Judas, o maldito dos malditos, muito mais que um traidor
Hitler?Nero? Átila?... não há figura histórica mais odiada que Judas Iscariotes. Traidor, delator, dedo-duro são termos que não tem o mesmo peso de ser chamado de Judas. Há algumas décadas, havia um dia dedicado a surrá-lo. As crianças se aglomeravam em volta de um boneco de pano, pendurado no poste, para sová-lo com pedaços de pau. Nas penitenciárias só os pedófilos ocupam escalão inferior aos Judas, são os mais execráveis. É o nome mais identificado com o mal. Traiu Jesus com um beijo e o entregou à morte. Porém, nos últimos anos, graças à arqueologia e a novos estudos históricos, esse discípulo maldito do Novo Testamento está sendo colocado em um terreno mais ambíguo.
Repulsa nas artes.
Nem o demônio é tão vilipendiado pelas artes quanto Judas. Caravaggio e Carraci são considerados os pintores que construíram as piores imagens de Judas. Borges, Saramago, Anthony Burgess e Amos Oz, enfrentaram nas letras esse apóstolo com tintas que não deixam o menor espaço para alguma dúvida: a personificação do mal.
Os motivos da traição e a morte.
As famosas 30 moedas ou a influência do diabo? Pouco importa, o que todos querem ler é como foi sua morte. Enforcado? Suicídio? Destripado, com os intestinos pendendo da barriga? Quanto mais pavoroso, melhor. Mateus, Lucas, João ou Marcos contam histórias diferentes sobre o momento da morte de Judas. A Bíblia inclui também uma ideia poderosa: a de que Jesus sabia que seria traído porque formava parte do plano divino para sua morte e ressurreição. Daí a famosa frase: "O que vai fazer, faça-o logo". Os demais apóstolos também não se comportaram bem nos momentos finais de Jesus, mas quem se lembra disso? Pedro, por exemplo, o nega três vezes.

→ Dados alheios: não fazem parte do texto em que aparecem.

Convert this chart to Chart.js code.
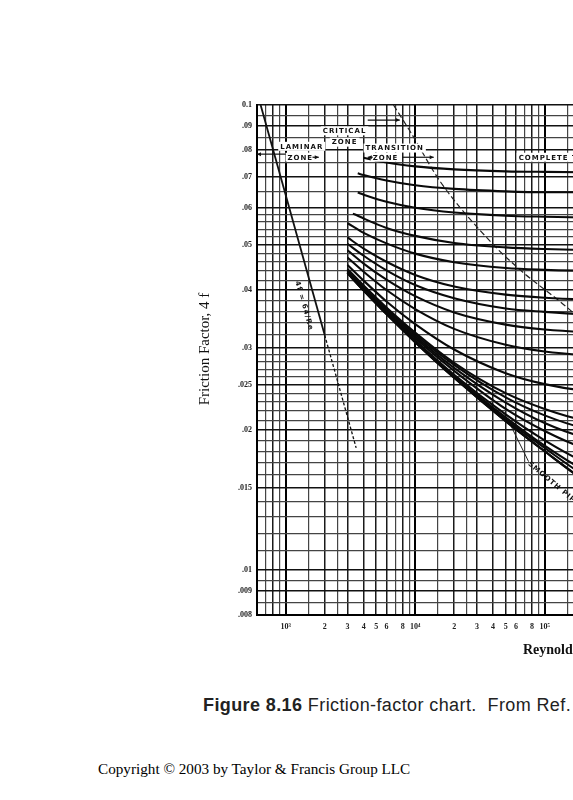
<!DOCTYPE html>
<html>
<head>
<meta charset="utf-8">
<title>Friction-factor chart</title>
<script src="https://cdn.jsdelivr.net/npm/chart.js@4"></script>
<style>
html, body { margin:0; padding:0; background:#fff; overflow:hidden; }
body { width:573px; height:800px; position:relative; }
#contenedorCanvas { position:absolute; left:0; top:0; width:960px; height:680px; }
.pie { position:absolute; white-space:nowrap; }
#figura { left:203px; top:695px; font:18px "Liberation Sans", Arial, sans-serif; letter-spacing:0.4px; color:#222; }
#copyright { left:98px; top:760px; font:15.2px "Liberation Serif", "Times New Roman", serif; color:#000; }
</style>
</head>
<body>
<div id="contenedorCanvas"><canvas id="grafMoody" width="960" height="680"></canvas></div>
<div id="figura" class="pie"><b>Figure 8.16</b> Friction-factor chart.&nbsp; From Ref.</div>
<div id="copyright" class="pie">Copyright © 2003 by Taylor &amp; Francis Group LLC</div>
<script>
let reynolds = [3000, 3300, 3600, 4000, 6000, 1e4, 2e4, 5e4, 1e5, 2e5, 1e6, 1e7, 1e8]

// friction factor 4f for each relative roughness e/D (null = curve not drawn there)
let f0050 = [null, null, null, 0.0770, 0.0752, 0.0738, 0.0727, 0.0720, 0.0718, 0.0717, 0.0716, 0.0716, 0.0716]
let f0040 = [null, null, 0.0713, 0.0707, 0.0688, 0.0672, 0.0660, 0.0652, 0.0649, 0.0649, 0.0649, 0.0649, 0.0649]
let f0030 = [null, null, 0.0648, 0.0641, 0.0619, 0.0601, 0.0587, 0.0578, 0.0575, 0.0573, 0.0571, 0.0571, 0.0571]
let f0020 = [null, 0.0584, 0.0578, 0.0570, 0.0544, 0.0523, 0.0505, 0.0494, 0.0490, 0.0488, 0.0487, 0.0486, 0.0486]
let f0015 = [0.0557, 0.0548, 0.0540, 0.0531, 0.0504, 0.0479, 0.0459, 0.0446, 0.0442, 0.0440, 0.0437, 0.0437, 0.0437]
let f0010 = [0.0519, null, null, 0.0491, 0.0460, 0.0431, 0.0407, 0.0391, 0.0385, 0.0382, 0.0380, 0.0379, 0.0379]
let f0008 = [0.0503, null, null, 0.0474, 0.0441, 0.0410, 0.0384, 0.0365, 0.0359, 0.0355, 0.0353, 0.0352, 0.0352]
let f0006 = [0.0487, null, null, 0.0456, 0.0421, 0.0388, 0.0358, 0.0337, 0.0329, 0.0325, 0.0322, 0.0321, 0.0321]
let f0004 = [0.0470, null, null, 0.0438, 0.0400, 0.0364, 0.0330, 0.0305, 0.0295, 0.0290, 0.0285, 0.0284, 0.0284]
let f0002 = [0.0453, null, null, 0.0419, 0.0378, 0.0338, 0.0298, 0.0265, 0.0251, 0.0243, 0.0236, 0.0234, 0.0234]
let f00010 = [0.0444, null, null, 0.0409, 0.0367, 0.0324, 0.0279, 0.0240, 0.0222, 0.0210, 0.0199, 0.0197, 0.0196]
let f00008 = [0.0442, null, null, 0.0407, 0.0365, 0.0321, 0.0276, 0.0235, 0.0215, 0.0202, 0.0190, 0.0187, 0.0186]
let f00006 = [0.0440, null, null, 0.0405, 0.0362, 0.0318, 0.0272, 0.0229, 0.0207, 0.0193, 0.0179, 0.0175, 0.0174]
let f00004 = [0.0439, null, null, 0.0403, 0.0360, 0.0315, 0.0268, 0.0222, 0.0199, 0.0183, 0.0165, 0.0160, 0.0159]
let f00002 = [0.0437, null, null, 0.0401, 0.0358, 0.0312, 0.0263, 0.0216, 0.0190, 0.0171, 0.0147, 0.0138, 0.0137]
let f00001 = [0.0436, null, null, 0.0400, 0.0357, 0.0310, 0.0261, 0.0213, 0.0185, 0.0164, 0.0134, 0.0122, 0.0120]
let f000005 = [0.0436, null, null, 0.0400, 0.0356, 0.0310, 0.0260, 0.0211, 0.0183, 0.0160, 0.0127, 0.0109, 0.0106]
let f000001 = [0.0435, null, null, 0.0399, 0.0355, 0.0309, 0.0259, 0.0209, 0.0180, 0.0156, 0.0119, 0.0090, 0.0082]
let fLiso = [0.0435, null, null, 0.0399, 0.0355, 0.0309, 0.0259, 0.0209, 0.0180, 0.0156, 0.0116, 0.0081, 0.0060]

let curvas = [f0050, f0040, f0030, f0020, f0015, f0010, f0008, f0006, f0004, f0002,
              f00010, f00008, f00006, f00004, f00002, f00001, f000005, f000001, fLiso]

// laminar line 4f = 64/Re (solid part, then the dashed extension)
let laminarRe = [640, 2000]
let laminarF = [0.1, 0.032]
let laminarExtRe = [2000, 3500]
let laminarExtF = [0.032, 0.0183]

// dashed limit of complete turbulence
let limiteRe = [6800, 9200, 15700, 40400, 65300, 167000, 1430000, 18300000, 1e8]
let limiteF = [0.1, 0.0875, 0.0683, 0.05, 0.0441, 0.0357, 0.0196, 0.012, 0.0092]

// leader from the smooth pipe curve to its label
let lisoGuiaRe = [52700, 75200]
let lisoGuiaF = [0.0209, 0.0171]

// grid / tick values
let multiplosX = [1, 1.5, 2, 2.5, 3, 4, 5, 6, 7, 8, 9]
let multiplosConTexto = [2, 3, 4, 5, 6, 8]
let gridY = [0.1, 0.095, 0.09, 0.085, 0.08, 0.075, 0.07, 0.065, 0.06, 0.058, 0.056, 0.054, 0.052,
             0.05, 0.048, 0.046, 0.044, 0.042, 0.04, 0.038, 0.036, 0.034, 0.032, 0.03,
             0.029, 0.028, 0.027, 0.026, 0.025, 0.024, 0.023, 0.022, 0.021, 0.02,
             0.019, 0.018, 0.017, 0.016, 0.015, 0.014, 0.013, 0.012, 0.011, 0.01,
             0.0095, 0.009, 0.0085, 0.008]
let valoresEtiquetaY = [0.1, 0.09, 0.08, 0.07, 0.06, 0.05, 0.04, 0.03, 0.025, 0.02, 0.015, 0.01, 0.009, 0.008]
let textoEtiquetaY = ['0.1', '.09', '.08', '.07', '.06', '.05', '.04', '.03', '.025', '.02', '.015', '.01', '.009', '.008']

let superindices = ['⁰', '¹', '²', '³', '⁴', '⁵', '⁶', '⁷', '⁸', '⁹']

let gridX = []
for (let e = 2; e <= 8; e++) {
    multiplosX.forEach(m => {
        let v = m * Math.pow(10, e)
        if (v >= 600 && v <= 1e8) gridX.push(v)
    })
}

function partesX(v) {
    let e = Math.floor(Math.log10(v) + 1e-9)
    let m = Math.round(v / Math.pow(10, e) * 10) / 10
    return { e: e, m: m }
}

function etiquetaX(v) {
    if (v < 1000) return ''
    let p = partesX(v)
    if (p.m == 1) return '10' + superindices[p.e]
    if (multiplosConTexto.includes(p.m)) return String(p.m)
    return ''
}

function etiquetaY(v) {
    let i = valoresEtiquetaY.findIndex(w => Math.abs(w - v) < 1e-7)
    return i >= 0 ? textoEtiquetaY[i] : ''
}

function puntos(xs, ys) {
    return xs.map((x, i) => ({ x: x, y: ys[i] })).filter(p => p.y != null)
}

let datasets = []
curvas.forEach(c => {
    datasets.push({
        data: puntos(reynolds, c),
        borderColor: '#0a0a0a',
        borderWidth: 2.1,
        cubicInterpolationMode: 'monotone',
        pointRadius: 0
    })
})
datasets.push({ data: puntos(laminarRe, laminarF), borderColor: '#111', borderWidth: 1.8, pointRadius: 0 })
datasets.push({ data: puntos(laminarExtRe, laminarExtF), borderColor: '#111', borderWidth: 1.3, borderDash: [3, 2], pointRadius: 0 })
datasets.push({ data: puntos(limiteRe, limiteF), borderColor: '#222', borderWidth: 1.2, borderDash: [6, 3], cubicInterpolationMode: 'monotone', pointRadius: 0 })
datasets.push({ data: puntos(lisoGuiaRe, lisoGuiaF), borderColor: '#222', borderWidth: 1, pointRadius: 0 })

// text inside the plot, placed in data coordinates
let rotulos = [
    { texto: 'LAMINAR', re: 1330, f: 0.0815 },
    { texto: 'ZONE', re: 1295, f: 0.0772 },
    { texto: 'CRITICAL', re: 2850, f: 0.0880 },
    { texto: 'ZONE', re: 2850, f: 0.0832 },
    { texto: 'TRANSITION', re: 6950, f: 0.0808 },
    { texto: 'ZONE', re: 5900, f: 0.0772 },
    { texto: 'COMPLETE TURBULENCE, ROUGH PIPES', re: 63000, f: 0.0772, alinear: 'left' },
    { texto: 'SMOOTH PIPES', re: 76000, f: 0.0170, alinear: 'left', giro: 40, fondo: false },
    { texto: '4f = 64/Re', re: 1400, f: 0.037, giro: 74, fondo: false }
]
let flechas = [
    { re1: 1000, re2: 600, f: 0.0784 },
    { re1: 1610, re2: 1800, f: 0.0772 },
    { re1: 4300, re2: 7600, f: 0.0928 },
    { re1: 4700, re2: 4300, f: 0.0772 },
    { re1: 8000, re2: 13900, f: 0.0772 }
]

let textos = {
    id: 'textos',
    afterDraw(chart) {
        let ctx = chart.ctx
        let sx = chart.scales.x
        let sy = chart.scales.y
        let area = chart.chartArea

        ctx.save()
        ctx.beginPath()
        ctx.rect(area.left, area.top, area.right - area.left, area.bottom - area.top)
        ctx.clip()
        ctx.font = 'bold 7px "DejaVu Sans", sans-serif'
        ctx.letterSpacing = '1px'
        ctx.textBaseline = 'middle'
        rotulos.forEach(r => {
            let px = sx.getPixelForValue(r.re)
            let py = sy.getPixelForValue(r.f)
            ctx.save()
            ctx.translate(px, py)
            if (r.giro) ctx.rotate(r.giro * Math.PI / 180)
            ctx.textAlign = r.alinear || 'center'
            let w = ctx.measureText(r.texto).width
            if (r.fondo !== false) {
                let x0 = ctx.textAlign == 'left' ? -2 : -w / 2 - 2
                ctx.fillStyle = '#fff'
                ctx.fillRect(x0, -4.5, w + 4, 9)
            }
            ctx.fillStyle = '#111'
            ctx.fillText(r.texto, 0, 0.5)
            ctx.restore()
        })
        ctx.strokeStyle = '#111'
        ctx.fillStyle = '#111'
        ctx.lineWidth = 1.2
        flechas.forEach(a => {
            let x1 = sx.getPixelForValue(a.re1)
            let x2 = sx.getPixelForValue(a.re2)
            let py = sy.getPixelForValue(a.f)
            let d = x2 > x1 ? 1 : -1
            ctx.beginPath()
            ctx.moveTo(x1, py)
            ctx.lineTo(x2, py)
            ctx.stroke()
            ctx.beginPath()
            ctx.moveTo(x2, py)
            ctx.lineTo(x2 - d * 4, py - 2)
            ctx.lineTo(x2 - d * 4, py + 2)
            ctx.closePath()
            ctx.fill()
        })
        ctx.restore()

        // axis titles
        ctx.save()
        ctx.fillStyle = '#111'
        ctx.font = '15px "Liberation Serif", serif'
        ctx.textAlign = 'center'
        ctx.textBaseline = 'middle'
        ctx.translate(205, 349)
        ctx.rotate(-Math.PI / 2)
        ctx.fillText('Friction Factor, 4 f', 0, 0)
        ctx.restore()

        ctx.save()
        ctx.fillStyle = '#111'
        ctx.font = 'bold 14px "Liberation Serif", serif'
        ctx.textAlign = 'left'
        ctx.textBaseline = 'middle'
        ctx.fillText('Reynolds Number, Re = DVρ/μ', 523, 650)
        ctx.restore()
    }
}

let canvaMoody = document.querySelector('#grafMoody')

new Chart(canvaMoody, {
    type: 'line',
    data: { datasets: datasets },
    options: {
        responsive: false,
        animation: false,
        layout: { padding: { top: 105, right: 27, bottom: 0, left: 0 } },
        plugins: {
            legend: { display: false },
            tooltip: { enabled: false }
        },
        scales: {
            x: {
                type: 'logarithmic',
                min: 600,
                max: 1e8,
                afterFit: s => { s.height = 65 },
                afterBuildTicks: s => { s.ticks = gridX.map(v => ({ value: v })) },
                ticks: {
                    autoSkip: false,
                    maxRotation: 0,
                    padding: 7,
                    color: '#222',
                    font: { family: '"Liberation Serif", serif', size: 8, weight: 'bold' },
                    callback: v => etiquetaX(v)
                },
                grid: {
                    drawTicks: false,
                    color: c => {
                        let p = partesX(c.tick.value)
                        return p.m == 1 ? '#000' : (multiplosConTexto.includes(p.m) ? '#1a1a1a' : '#444')
                    },
                    lineWidth: c => {
                        let p = partesX(c.tick.value)
                        return p.m == 1 ? 2 : (multiplosConTexto.includes(p.m) ? 1.5 : 1.2)
                    }
                },
                border: { color: '#000', width: 2 }
            },
            y: {
                type: 'logarithmic',
                min: 0.008,
                max: 0.1,
                afterFit: s => { s.width = 257 },
                afterBuildTicks: s => { s.ticks = gridY.map(v => ({ value: v })) },
                ticks: {
                    autoSkip: false,
                    padding: 5,
                    color: '#222',
                    font: { family: '"Liberation Serif", serif', size: 8, weight: 'bold' },
                    callback: v => etiquetaY(v)
                },
                grid: {
                    drawTicks: false,
                    color: c => etiquetaY(c.tick.value) ? '#111' : '#444',
                    lineWidth: c => etiquetaY(c.tick.value) ? 1.6 : 1.2
                },
                border: { color: '#000', width: 2 }
            }
        }
    },
    plugins: [textos]
})
</script>
</body>
</html>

Um guerreiro radical, a última versão de Judas.
A mais recente imagem construída pelos estudiosos da vida de Judas diz que ele foi um guerreiro radical. Provavelmente, afirmam esses estudiosos, era um discípulo desencantado com a linha messiânica que Jesus havia adotado. A ideia de amar o próximo não era o que ele tinha em mente, era mais voltado à guerra, à violência, uma linha mais davídica.
Evangelho de Judas, o achado.
O mais importante achado relacionado com essa figura foi o chamado Evangelho de Judas, descoberto nos anos 70 no Egito e restaurado em 2006, em um projeto encabeçado pela National Geographic. Esse texto gnóstico, seguramente do século II, oferece uma visão totalmente diferente de Judas. Conforme esse evangelho, Jesus havia pedido a Judas que o delatasse para provocar sua crucificação e ressurreição, e propiciar assim, a salvação da humanidade. Com certeza, haviam grupos cristãos nessa época - século II d.C. - que defendiam Judas. Ele teria se sacrificado para cumprir a dura missão de trair. Até o final da Antiguidade, existiam grupos cristãos que liam textos com um Judas amenizado. O velho e novo Judas é difícil de catalogar, um homem ambíguo, nem inocente, nem tão perverso, metido em uma trama que acabou por destruí-lo. Talvez já não seja tão odiado, mas nunca será admirado. Esse é o melhor fim que um Judas pode almejar.